K, a third-country national, arrived at Schiphol Airport on 30 November 2015 with the intention of flying to Edinburgh. During a document check before boarding, he was suspected of using a false passport and was detained. On 15 December 2015, the criminal court declared the criminal prosecution's action against the applicant inadmissible and ordered his immediate release by the next day. On 17 December 2015, K applied for asylum and by a decision on that day he was detained pursuant to the national provision transposing the first subparagraph of Article 8(3)(a) and (b) of Directive 2013/33 (Reception Conditions Directive, RCD), to establish K's identity and to obtain necessary data for the assessment of his application, as there was a risk of him absconding. The same day, the applicant lodged an appeal against the detention decision before the District Court of the Hague, arguing that Article 8(3)(a) and (b) of the RCD were contrary to Article 5 of the ECHR and to Article 6 of the EU Charter. In that context, the court decided to stay the proceedings and refer for a preliminary ruling to the CJEU whether the first subparagraph of Article 8(3)(a) and (b) of the RCD was valid in the light of Article 6 of the Charter.
The CJEU concluded after an analysis of such an article against the considerations of Articles 6, 52(1) and (3) of the EU Charter that there was nothing capable of affecting the validity of it.
First, the court noted that the limitation on the exercise of the right to liberty resulting from the first subparagraph of Article 8(3)(a) and (b) RCD is provided for by EU legislation, and it does not affect the essence of the right to liberty of Article 6 of the EU Charter. Furthermore, the court noted, the provision does not render the guarantee to a right to liberty less secure, as the power conferred on Member States enables them to detain an applicant only based on his individual conduct and under exceptional circumstances, which in turn must meet all the conditions set out in Articles 8 and 9 of the RCD.

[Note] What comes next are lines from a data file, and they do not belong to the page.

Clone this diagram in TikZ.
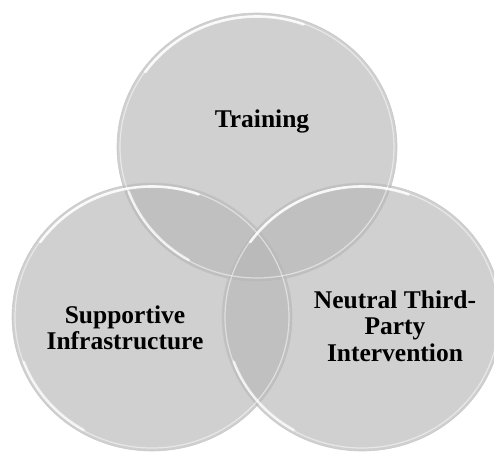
\documentclass[tikz,border=0pt]{standalone}
\usepackage{fontspec}
\setmainfont{Liberation Serif}
\usetikzlibrary{shapes.geometric}
\definecolor{bubblegray}{RGB}{184,184,184}
\definecolor{rimgray}{RGB}{196,196,196}
\begin{document}
\begin{tikzpicture}[x=1pt,y=-1pt,
  bubble/.style={ellipse, inner sep=0pt, minimum width=280pt, minimum height=268pt,
    fill=bubblegray, fill opacity=0.66, draw=rimgray, draw opacity=0.8, line width=0.6pt},
  innerring/.style={white, line width=1.2pt, opacity=0.5},
  rimlight/.style={white, line width=2.6pt, opacity=0.85, line cap=round},
  vtext/.style={font=\bfseries\fontsize{25.5}{26.5}\selectfont, align=center, text=black, inner sep=0pt}]
\useasboundingbox (0,0) rectangle (494,452);
\fill[white] (0,0) rectangle (494,452);
\clip (0,0) rectangle (494,452);
\node[bubble] (top) at (257,147) {};
\node[bubble] (left) at (152,317) {};
\node[bubble] (right) at (362,317) {};
\foreach \c in {top,left,right}{
  \draw[innerring] (\c.center) ellipse [x radius=137pt, y radius=131pt];
  \draw[rimlight] ([shift={(145:136.5pt and 130.5pt)}]\c.center) arc[start angle=145, end angle=70, x radius=136.5pt, y radius=130.5pt];
  \draw[rimlight, opacity=0.7] ([shift={(200:136.5pt and 130.5pt)}]\c.center) arc[start angle=200, end angle=240, x radius=136.5pt, y radius=130.5pt];
}
\node[vtext] (ttrain) at (262,121) {Training};
\node[vtext] (tsupp) at (125,328) {Supportive\\Infrastructure};
\node[vtext] (tneut) at (395,326) {Neutral Third-\\Party\\Intervention};
\end{tikzpicture}
\end{document}
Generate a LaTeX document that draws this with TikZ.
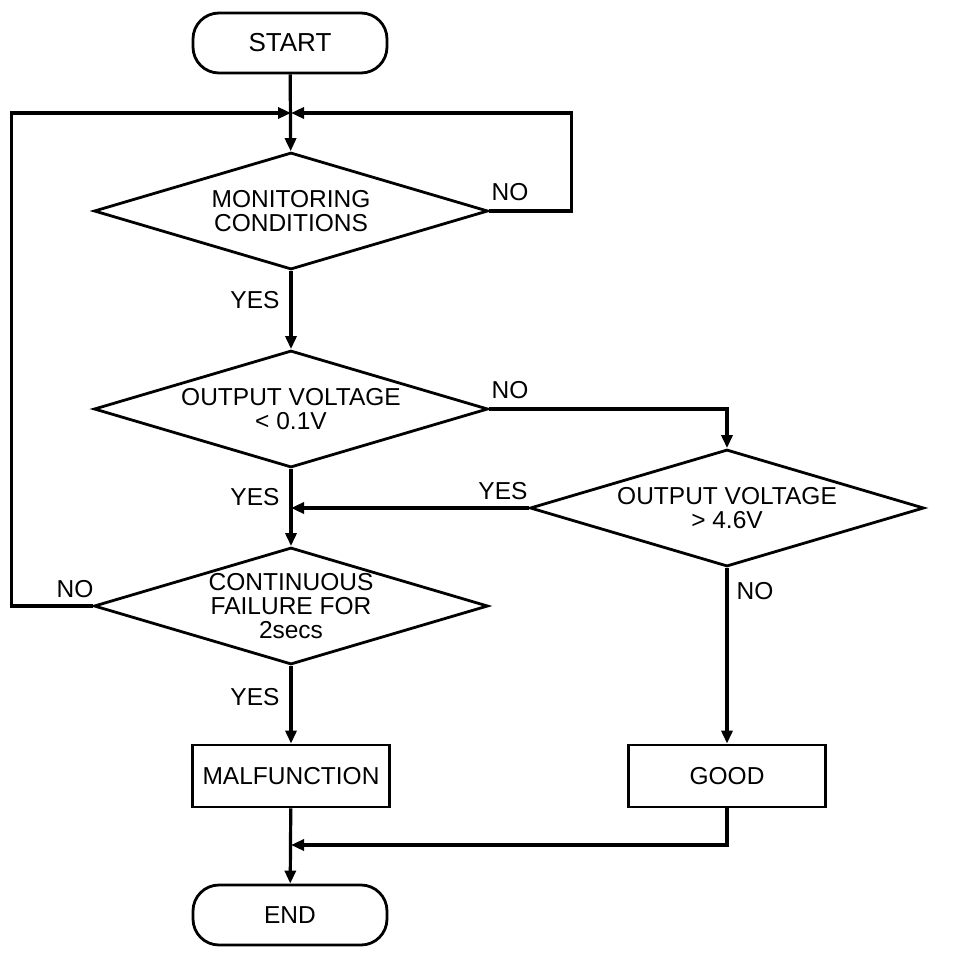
\documentclass[tikz,border=0pt]{standalone}
\usepackage{fontspec}
\setmainfont{Liberation Sans}
\usetikzlibrary{arrows.meta,shapes.geometric,positioning}

\begin{document}
\begin{tikzpicture}[x=1pt,y=-1pt,>={Triangle[length=13pt,width=11pt]},font=\fontsize{24.5}{24}\selectfont]
  \tikzstyle{term}=[draw,line width=2.8pt,rounded corners=26pt,minimum width=194pt,minimum height=60pt]
  \tikzstyle{check}=[draw,diamond,line width=2.8pt,aspect=3.4,inner sep=0pt,minimum width=394pt,minimum height=117pt,align=center]
  \tikzstyle{result}=[draw,line width=2.8pt,minimum width=197pt,minimum height=62pt]
  \tikzstyle{flow}=[->,line width=3.2pt]
  \useasboundingbox (0,0) rectangle (960,958);
  % shapes
  \node[term,font=\fontsize{26}{26}\selectfont] (start) at (290,43) {START};
  \node[check] (monitor) at (291,211) {MONITORING\\CONDITIONS};
  \node[check] (low) at (291,409) {OUTPUT VOLTAGE\\< 0.1V};
  \node[check] (high) at (727,508) {OUTPUT VOLTAGE\\> 4.6V};
  \node[check] (fail) at (291,606) {CONTINUOUS\\FAILURE FOR\\2secs};
  \node[result] (malf) at (291,776) {MALFUNCTION};
  \node[result] (good) at (727,776) {GOOD};
  \node[term] (end) at (290,915) {END};
  \coordinate (loop) at (291,113);
  \coordinate (join) at (291,845);
  % connectors
  \draw[flow] (start) -- (monitor);
  \draw[flow] (monitor.east) -- ++(82,0) |- (loop);
  \draw[flow] (fail.west) -- ++(-81,0) |- (loop);
  \draw[flow] (monitor) -- (low);
  \draw[flow] (low.east) -| (high.north);
  \draw[flow] (high.west) -- (high.west -| low.south);
  \draw[flow] (low) -- (fail);
  \draw[flow] (fail) -- (malf);
  \draw[flow] (high) -- (good);
  \draw[flow] (malf) -- (end);
  \draw[flow] (good) |- (join);
  % labels
  \node (monno) at (510,192) {NO};
  \node (monyes) at (255,300) {YES};
  \node (lowno) at (510,390) {NO};
  \node (lowyes) at (255,497) {YES};
  \node (highyes) at (503,491) {YES};
  \node (highno) at (755,591) {NO};
  \node (failno) at (75,589) {NO};
  \node (failyes) at (255,697) {YES};
\end{tikzpicture}
\end{document}
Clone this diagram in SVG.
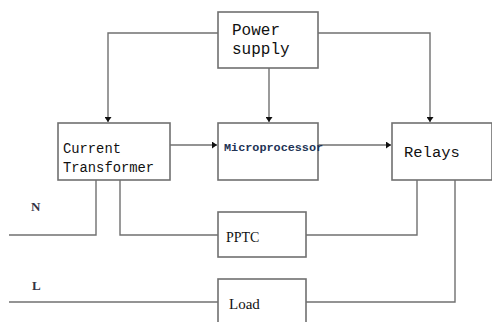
<svg xmlns="http://www.w3.org/2000/svg" width="492" height="322" viewBox="0 0 492 322">
<style>
.box{fill:#fff;stroke:#707070;stroke-width:1.6}
.ln{fill:none;stroke:#707070;stroke-width:1.4}
.mono{font-family:"Liberation Mono","DejaVu Sans Mono",monospace;fill:#111}
.serif{font-family:"Liberation Serif","DejaVu Serif",serif;fill:#111}
</style>
<defs>
<marker id="ah" markerWidth="6" markerHeight="7" refX="5" refY="3.5" orient="auto" markerUnits="userSpaceOnUse">
<path d="M0,0 L5,3.5 L0,7 Z" fill="#111"/>
</marker>
</defs>
<rect width="492" height="322" fill="#fff"/>
<g id="connectors">
<path class="ln" d="M218,33 H108 V122" marker-end="url(#ah)"/>
<path class="ln" d="M318,33 H430 V122" marker-end="url(#ah)"/>
<path class="ln" d="M269,68 V122" marker-end="url(#ah)"/>
<path class="ln" d="M170,145 H217" marker-end="url(#ah)"/>
<path class="ln" d="M318,145 H391" marker-end="url(#ah)"/>
<path class="ln" d="M96,180 V235 H9"/>
<path class="ln" d="M120,180 V235 H218"/>
<path class="ln" d="M306,235 H417 V180"/>
<path class="ln" d="M455,180 V302 H306"/>
<path class="ln" d="M9,302 H218"/>
</g>
<g id="power-supply">
<rect class="box" x="218" y="12" width="100" height="56"/>
<text class="mono" x="232" y="35" font-size="16">Power</text>
<text class="mono" x="232" y="54" font-size="16">supply</text>
</g>
<g id="current-transformer">
<rect class="box" x="58" y="123" width="112" height="57"/>
<text class="mono" x="63" y="153" font-size="13.8">Current</text>
<text class="mono" x="63" y="172" font-size="13.8">Transformer</text>
</g>
<g id="microprocessor">
<rect class="box" x="218" y="123" width="100" height="57"/>
<text class="mono" x="224" y="151" font-size="11.8" font-weight="bold" style="fill:#223355">Microprocessor</text>
</g>
<g id="relays">
<rect class="box" x="392" y="123" width="100" height="57"/>
<text class="mono" x="404" y="157" font-size="15.5">Relays</text>
</g>
<g id="pptc">
<rect class="box" x="218" y="212" width="88" height="45"/>
<text class="serif" x="226" y="242" font-size="14">PPTC</text>
</g>
<g id="load">
<rect class="box" x="218" y="279" width="88" height="46"/>
<text class="serif" x="229" y="309" font-size="15">Load</text>
</g>
<g id="labels">
<text class="serif" x="31" y="211" font-size="13" font-weight="bold" style="fill:#334">N</text>
<text class="serif" x="32" y="290" font-size="13" font-weight="bold" style="fill:#334">L</text>
</g>
</svg>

Noting the observations of the Advocate General Sharpston, the court further held that a measure based on the grounds in the first subparagraph of Article 8(3)(a) and (b) of the RCD met the objective of ensuring the proper functioning of the CEAS, allowing to identify person applying for international protection, and to establish whether they satisfy the conditions to qualify for such protection, to avoid, in the event that it does not do so, that they enter or stay in the territory of the European Union illegally.
Next, the CJEU evaluated whether the interference with the right to liberty was proportionate. The court ruled that such a measure, by its very nature, was able to ensure the proper functioning of the CEAS and contributing to the achievement of the objectives it pursued as, it allowed that applicants are available to the national authorities so that they are able, to interview them and, consequently, to contribute to the prevention of possible secondary movements. Thereafter, the court reminded that limitations on the right to liberty must apply only in so far as it is strictly necessary. In that respect, the court held that both from the wording and context of Article 8 of the RCD that such power is subject to compliance with a series of conditions setting a strictly circumscribed framework in which such a measure may be used.
Furthermore, the court held that the limitations on the exercise of the right to liberty contained in the first subparagraph of Article 8(3)(a) and (b) RCD were neither disproportionate to the aims pursued. The court held in this respect that in adopting the provision, the EU legislature struck a fair balance between, on the one hand, the applicant's right to liberty and, on the other, the requirements relating to the identification of that applicant or of his nationality, or to the determination of the elements on which his application is based, which are necessary for the proper functioning of the CEAS.